Un sentimento dietro il quale si nasconde un problema serio e reale: il livello percepito come sempre meno affidabile, per competenza e capacità, delle persone che, a Bruxelles come nei singoli Stati nazionali, hanno nelle loro mani il nostro destino. L’antipolitica così spesso biasimata dai commentatori ufficiali non è altro, a ben vedere, che il prodotto delle cattive prove che i governi e i partiti di potere hanno dato di sé quando, come è accaduto nell’ultimo decennio, si sono trovati a dover affrontare, senza idee o soluzioni adeguate, emergenze non previste o sconosciute: dalla crisi economica (con la conseguente crisi dello Stato del benessere) alle minacce alla sicurezza rappresentate dal terrorismo internazionale. Dietro il tanto vituperato populismo non ci sono soltanto la forza del risentimento e l’odio sociale. C’è una sfiducia ben motivata nei confronti del potere e di chi lo detiene.
Un discorso analogo può farsi per l’immigrazione. Quella nei confronti delle alterazioni sociali, demografiche e culturali prodotte dai movimenti di milioni di uomini da un continente all’altro non è una paura irrazionale e primitiva radicatasi nei cittadini per colpa della cattiva predicazione di capi politici irresponsabili e fanatici. È invece una preoccupazione empiricamente ben fondata, che la politica ufficiale – chiusa nella sua retorica e nei suoi discorsi edificanti – ha semplicemente deciso di rimuovere dalla propria sfera di interessi.
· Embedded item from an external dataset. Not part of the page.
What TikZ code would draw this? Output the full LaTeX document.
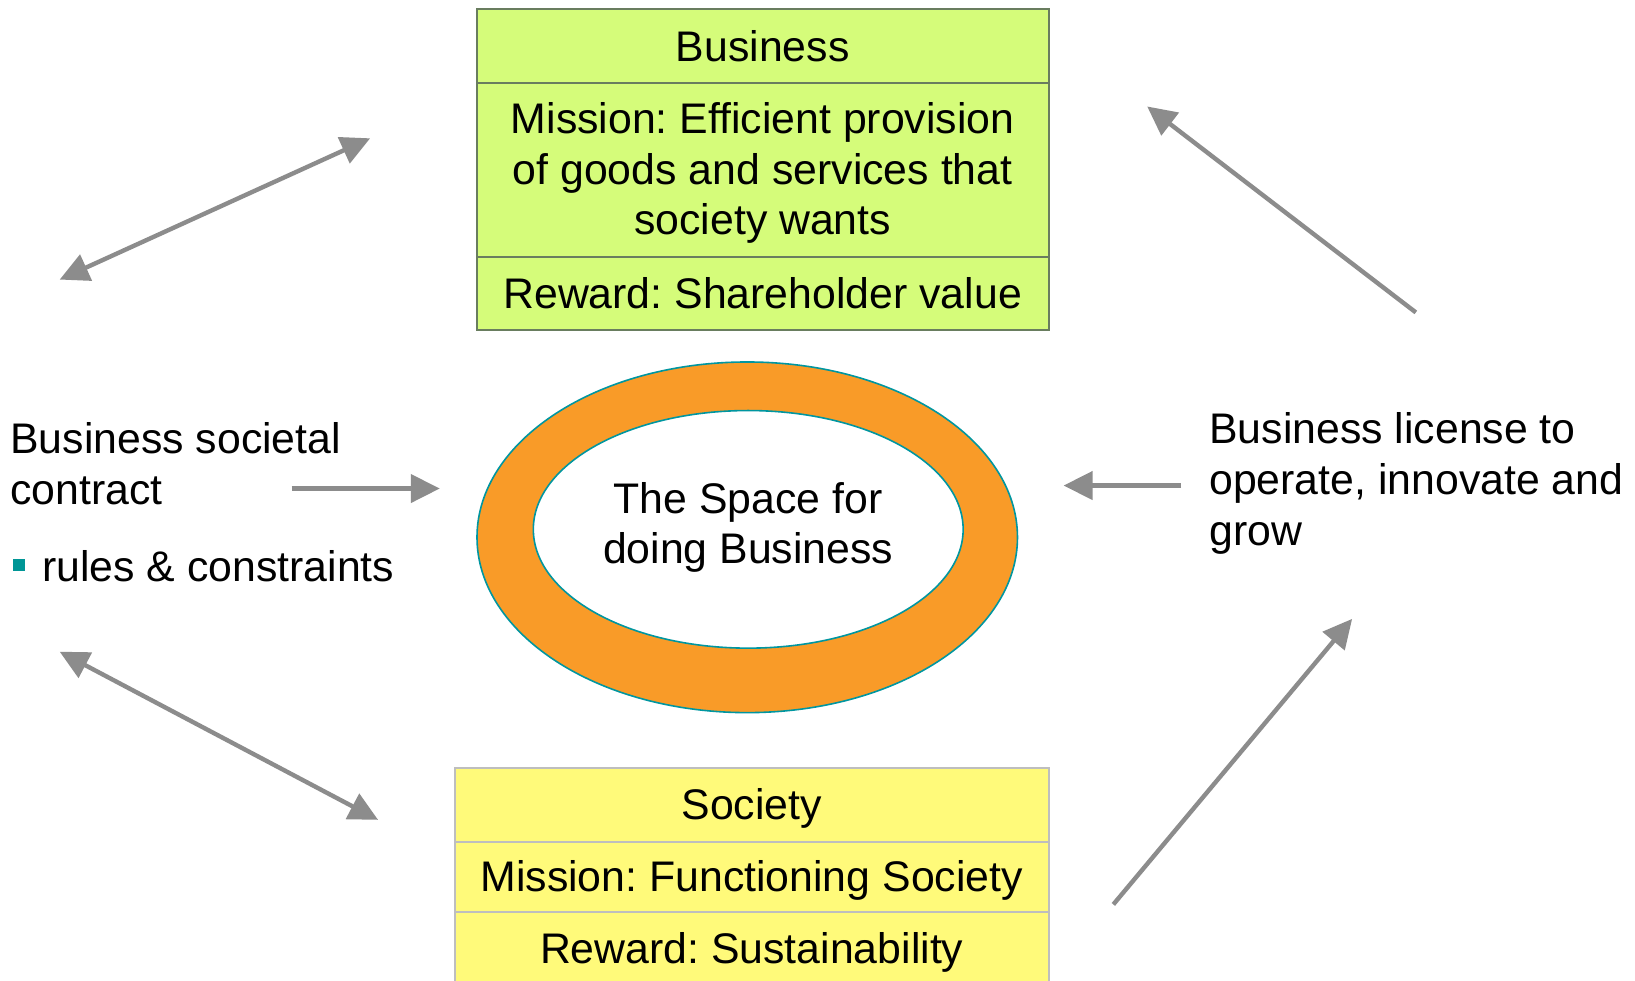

Limitarsi a richiamare il dovere cristiano dell’accoglienza nei confronti del prossimo sofferente. Inneggiare ai vantaggi del multiculturalismo senza mostrarne i limiti e i pericoli (in primis la tribalizzazione delle società). Sostenere che l’immigrazione è qualcosa di irreversibile e dunque di sostanzialmente ingovernabile (essendo un fenomeno antico come l’uomo). Giustificare l’immigrazione con l’argomento che abbiamo bisogno di forza lavoro a poco prezzo, di qualcuno che faccia figli al posto nostro e di chi ci assicuri i contributi previdenziali per la nostra vecchiaia. Fare del “migrante”, elevato a soggetto morale e a figura rivoluzionaria, l’antesignano di una futura umanità senza più barriere e confini. Tutto ciò, che è quel che si sente dire di solito dai politici nei loro discorsi ufficiali, basta a spiegare per quali ragioni stia crescendo sempre di più il divario tra governanti e governati: con questi ultimi che, giudicando i primi degli incapaci non all’altezza del loro compito, tendono a radicalizzarsi sul piano politico o, per quel è peggio, a ritirarsi dalla scena pubblica. Da qui, come si vede in tutta Europa ormai da alcuni anni, la crescita del voto ai cosiddetti populisti e dell’astensionismo elettorale.

La soluzione? Se non si vuole che il dramma sociale della crisi economica, quello umanitario che inevitabilmente si accompagna all’immigrazione e quello politico-istituzionale determinato dalla crescita dei partiti anti-establishment si sommino tra di loro con effetti imprevedibili, occorre che i capi di Stato e di governo europei si diano una rapida mossa e convergano verso soluzioni unitarie e coraggiose sulle grandi questioni che oggi preoccupano milioni di loro cittadini. Per fare ciò dovrebbero semplicemente convincersi, prima che sia troppo tardi, che ciò che oggi minaccia le democrazie non è la demagogia dei populisti che le contestano, ma il senso di impotenza che esse trasmettono a chi dovrebbe sostenerle.